Only three more days until my wedding day and I’m feeling a mix of emotions. Excitement, anticipation, and nervousness are bouncing around in my head, dancing on every crevice of my brain. Underlying those feelings is a sense of serenity, a calmness which I attribute to my absolute certainty with this choice. It’s an interesting juxtaposition going on within me. My internal feelings aside, the central idea for today’s posting is what’s going on outside of me.
On Monday I wrote about what’s going on in Marriage Today; check it out if you haven’t already. Today I’m writing about Native Americans and Marriage.
From my own family I have several models of marriage – great grandparents, grandparents, aunts, uncles, and cousins have all taken the vow at one time. My mother and father, although not with one another, have also been married. Every marriage is different, no two couples are exactly alike, but what my family marriages overwhelmingly have in common is that they married other Natives.
When I was younger, in high school in particular, there was pressure put on me from my mother and step-father to marry a Native woman. I recall countless sit-down sessions after dinner that would involve the two of them praising the virtues of such a marriage and enumerating the negative possibilities of marrying a woman who was non-Native. I believe my parents’ hearts were in the right place, they lived long enough to see the results of such pairings and did not want that for their children. However, as an adult now, I do believe their method of passing that knowledge along was flawed.

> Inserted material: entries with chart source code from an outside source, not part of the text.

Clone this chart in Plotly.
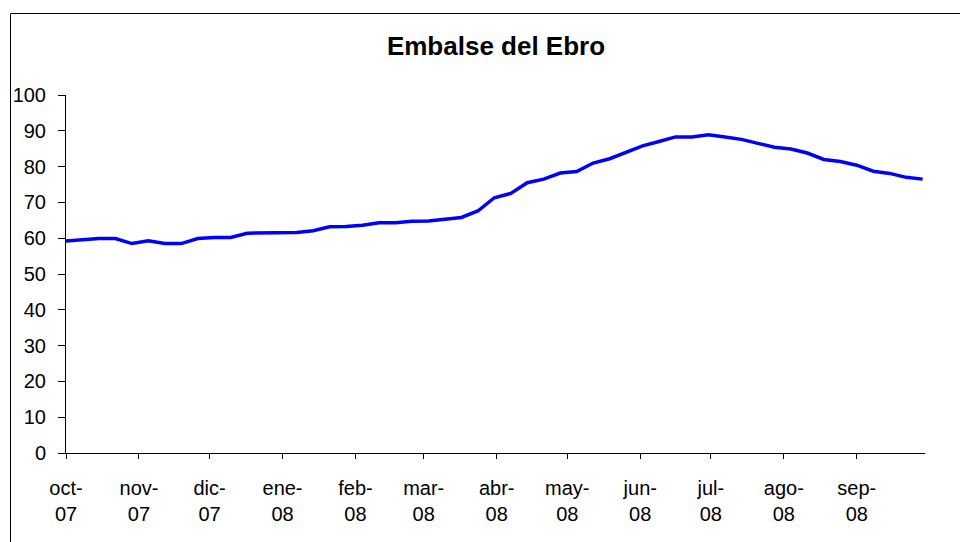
import plotly.graph_objects as go
import pandas as pd

title_text = "Embalse del Ebro"

# weekly observation dates (Oct 2007 - Sep 2008)
week_dates = pd.date_range("2007-10-01", periods=53, freq="7D")

reservoir_pct = [
    59.2, 59.5, 59.9, 59.9, 58.5, 59.3, 58.5, 58.5, 59.9, 60.2,
    60.2, 61.4, 61.4, 61.4, 61.6, 62.1, 63.2, 63.3, 63.6, 64.3,
    64.3, 64.7, 64.8, 65.3, 65.8, 67.6, 71.3, 72.5, 75.5, 76.5,
    78.2, 78.6, 81.0, 82.2, 83.9, 85.8, 87.0, 88.3, 88.3, 88.9,
    88.3, 87.6, 86.5, 85.4, 84.9, 83.8, 82.0, 81.4, 80.4, 78.7,
    78.1, 77.0, 76.5,
]

month_ticks = ["2007-10-01", "2007-11-01", "2007-12-01", "2008-01-01",
               "2008-02-01", "2008-03-01", "2008-04-01", "2008-05-01",
               "2008-06-01", "2008-07-01", "2008-08-01", "2008-09-01"]
month_labels = ["oct-<br>07", "nov-<br>07", "dic-<br>07", "ene-<br>08",
                "feb-<br>08", "mar-<br>08", "abr-<br>08", "may-<br>08",
                "jun-<br>08", "jul-<br>08", "ago-<br>08", "sep-<br>08"]

# page has an 8px body margin, so figure coordinates = screen - 8
OFF = 8
W, H = 968, 542
ml, mr, mt, mb = 66 - OFF, 968 - (925 - OFF), 95 - OFF, H - (453 - OFF)
pw, ph = W - ml - mr, H - mt - mb

def px_x(p):  # screen px -> paper
    return (p - OFF - ml) / pw

def px_y(p):
    return (H - mb - (p - OFF)) / ph

fig = go.Figure()
fig.add_trace(go.Scatter(
    x=week_dates, y=reservoir_pct, mode="lines",
    line=dict(color="#0000FF", width=3.5),
    showlegend=False, hoverinfo="x+y",
))

font_family = "Liberation Sans, Arial, sans-serif"

fig.update_layout(
    width=W, height=H,
    margin=dict(l=ml, r=mr, t=mt, b=mb, autoexpand=False),
    paper_bgcolor="white", plot_bgcolor="white",
    font=dict(family=font_family, size=20, color="black"),
    title=dict(text="<b>" + title_text + "</b>", x=(496 - OFF) / W,
               xref="container", y=1 - (46 - OFF) / H, yref="container",
               yanchor="middle", xanchor="center",
               font=dict(size=26, family=font_family, color="black")),
    xaxis=dict(
        type="date", range=["2007-10-01", "2008-09-30"],
        tickvals=month_ticks, ticktext=month_labels,
        showline=True, linecolor="black", linewidth=1,
        ticks="outside", ticklen=5, tickcolor="black",
        showgrid=False, zeroline=False, automargin=False,
        tickfont=dict(size=20), ticklabelstandoff=12,
    ),
    yaxis=dict(
        range=[0, 100], dtick=10, tick0=0,
        showline=True, linecolor="black", linewidth=1,
        ticks="outside", ticklen=7, tickcolor="black",
        showgrid=False, zeroline=False, automargin=False,
        tickfont=dict(size=20), ticklabelstandoff=8,
    ),
    shapes=[dict(type="rect", xref="paper", yref="paper",
                 x0=px_x(10.5), x1=px_x(990), y0=px_y(570), y1=px_y(13.5),
                 line=dict(color="black", width=1), fillcolor="rgba(0,0,0,0)",
                 layer="below")],
)

fig.write_html("out.html")
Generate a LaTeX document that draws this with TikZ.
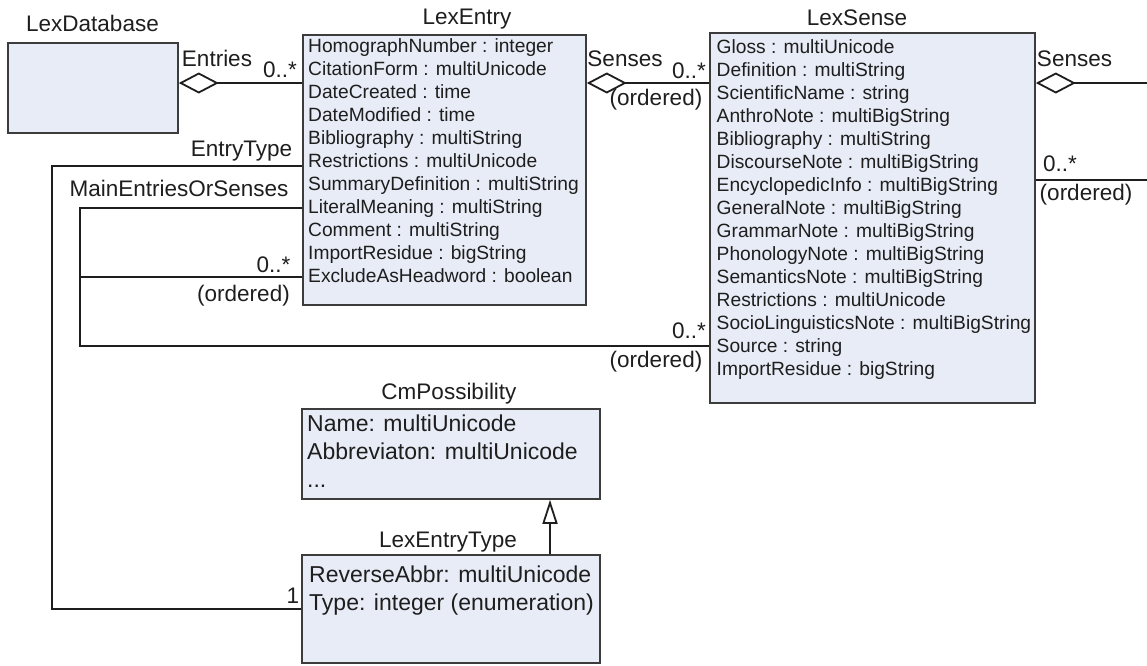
\documentclass[tikz,border=0pt]{standalone}
\usepackage{fontspec}
\setmainfont{Liberation Sans}
\usetikzlibrary{arrows.meta}
\definecolor{boxfill}{RGB}{232,236,246}
\definecolor{ink}{RGB}{30,30,30}
\definecolor{frame}{RGB}{60,60,60}

\begin{document}
\begin{tikzpicture}[x=1pt,y=-1pt,
  cls/.style={draw=frame, fill=boxfill, line width=1.8pt, inner sep=0pt, anchor=north west},
  title/.style={font=\fontsize{22.5pt}{27pt}\selectfont, text=ink, inner sep=0pt, anchor=base},
  lbl/.style={font=\fontsize{22.5pt}{27pt}\selectfont, text=ink, inner sep=0pt},
  attrs/.style={font=\fontsize{19.2pt}{23pt}\selectfont, text=ink, inner sep=0pt, anchor=north west, align=left},
  attrsbig/.style={font=\fontsize{23pt}{28pt}\selectfont, text=ink, inner sep=0pt, anchor=north west, align=left},
  assoc/.style={draw=ink, line width=1.8pt},
  agg/.style={assoc, {Diamond[open,length=40pt,width=21pt]}-},
  gen/.style={assoc, -{Triangle[open,length=24pt,width=15pt]}},
]
\fill[white] (0,0) rectangle (1147,665);
\useasboundingbox (0,0) rectangle (1147,665);

% classes
\node[cls, minimum width=170pt, minimum height=90pt] (db) at (7,42) {};
\node[cls, minimum width=283pt, minimum height=270pt] (entry) at (302,34) {};
\node[cls, minimum width=325pt, minimum height=370pt] (sense) at (709,32) {};
\node[cls, minimum width=298pt, minimum height=90pt] (poss) at (301,408) {};
\node[cls, minimum width=298pt, minimum height=108pt] (etype) at (301,554) {};

% class names
\node[title] (tdb) at (92.5,31) {LexDatabase};
\node[title] (tentry) at (467,24) {LexEntry};
\node[title] (tsense) at (857,25) {LexSense};
\node[title] (tposs) at (449,399) {CmPossibility};
\node[title] (tetype) at (448,547) {LexEntryType};

% attributes
\node[attrs] (aentry) at (308,38.5) {HomographNumber : integer\\
CitationForm : multiUnicode\\
DateCreated : time\\
DateModified : time\\
Bibliography : multiString\\
Restrictions : multiUnicode\\
SummaryDefinition : multiString\\
LiteralMeaning : multiString\\
Comment : multiString\\
ImportResidue : bigString\\
ExcludeAsHeadword : boolean};

\node[attrs] (asense) at (716.5,39.5) {Gloss : multiUnicode\\
Definition : multiString\\
ScientificName : string\\
AnthroNote : multiBigString\\
Bibliography : multiString\\
DiscourseNote : multiBigString\\
EncyclopedicInfo : multiBigString\\
GeneralNote : multiBigString\\
GrammarNote : multiBigString\\
PhonologyNote : multiBigString\\
SemanticsNote : multiBigString\\
Restrictions : multiUnicode\\
SocioLinguisticsNote : multiBigString\\
Source : string\\
ImportResidue : bigString};

\node[attrsbig] (aposs) at (307,414.5) {Name: multiUnicode\\
Abbreviaton: multiUnicode\\
...};

\node[attrsbig] (aetype) at (309,565.5) {ReverseAbbr: multiUnicode\\
Type: integer (enumeration)};

% free ends and junctions of connectors
\coordinate (outA) at (1147,83);
\coordinate (outB) at (1147,180);
\coordinate (mj) at (80,277);

% aggregations
\draw[agg] (db.east |- 0,83) -- (entry.west |- 0,83);
\draw[agg] (entry.east |- 0,83) -- (sense.west |- 0,83);
\draw[agg] (sense.east |- 0,83) -- (outA);
\draw[assoc] (sense.east |- 0,180) -- (outB);

% EntryType
\draw[assoc] (entry.west |- 0,166) -- (52,166) -- (52,609) -- (etype.west |- 0,609);

% MainEntriesOrSenses
\draw[assoc] (entry.west |- 0,208) -- (80,208) -- (80,346) -- (sense.west |- 0,346);
\draw[assoc] (mj) -- (entry.west |- mj);

% generalization
\draw[gen] (etype.north -| 550,0) -- (poss.south -| 550,0);

% connector labels
\node[lbl] (lentries) at (217,58) {Entries};
\node[lbl] (mentries) at (280,70) {0..*};
\node[lbl] (lsenses) at (625,59) {Senses};
\node[lbl] (msenses) at (689,71) {0..*};
\node[lbl] (osenses) at (656,100) {(ordered)};
\node[lbl] (lsenses2) at (1074.5,58.5) {Senses};
\node[lbl] (msenses2) at (1060,164) {0..*};
\node[lbl] (osenses2) at (1086,195) {(ordered)};
\node[lbl] (ltype) at (241.5,151) {EntryType};
\node[lbl] (lmain) at (179,188.5) {MainEntriesOrSenses};
\node[lbl] (mmain) at (273.5,264.5) {0..*};
\node[lbl] (omain) at (243.5,296) {(ordered)};
\node[lbl] (mmain2) at (689,331) {0..*};
\node[lbl] (omain2) at (656,362) {(ordered)};
\node[lbl] (mtype) at (293,596) {1};
\end{tikzpicture}
\end{document}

I cannot pretend to know what my own child will do when it comes to choosing a significant other. Life is fraught with too many unknown variables to predict what attributes a child will seek in a partner when they’re an adult. What I believe best sets a child up for a healthy relationship is for them to see it modeled in their own home. Love, laughter, disagreements, resolutions, compromises, and communication – there’s no one better to demonstrate that than parents! Sit-downs, while having their place, were not paramount to presenting the model of marriage.
I do envision my child being in a committed, lifelong, and loving relationship, but I cannot see whether the color of that person’s skin is white, black, or brown. Faith, traditions, and culture are the pillars that I see a healthy and whole home being built upon. For me, as a soon-to-be husband, I’ve kept that in my heart as the most important thing in my relationship. I’m blessed to be marrying a woman who shares those same core values as I. By holding these things important, we were able to find one another – Native man and Native woman.
I love my parents, and I thank them for giving me examples of what to do and what not to do in life and in marriage. I seek to do the same during my marriage for my son, and for any future children.
Who are your marriage models? What did you learn, good or bad, from their relationships?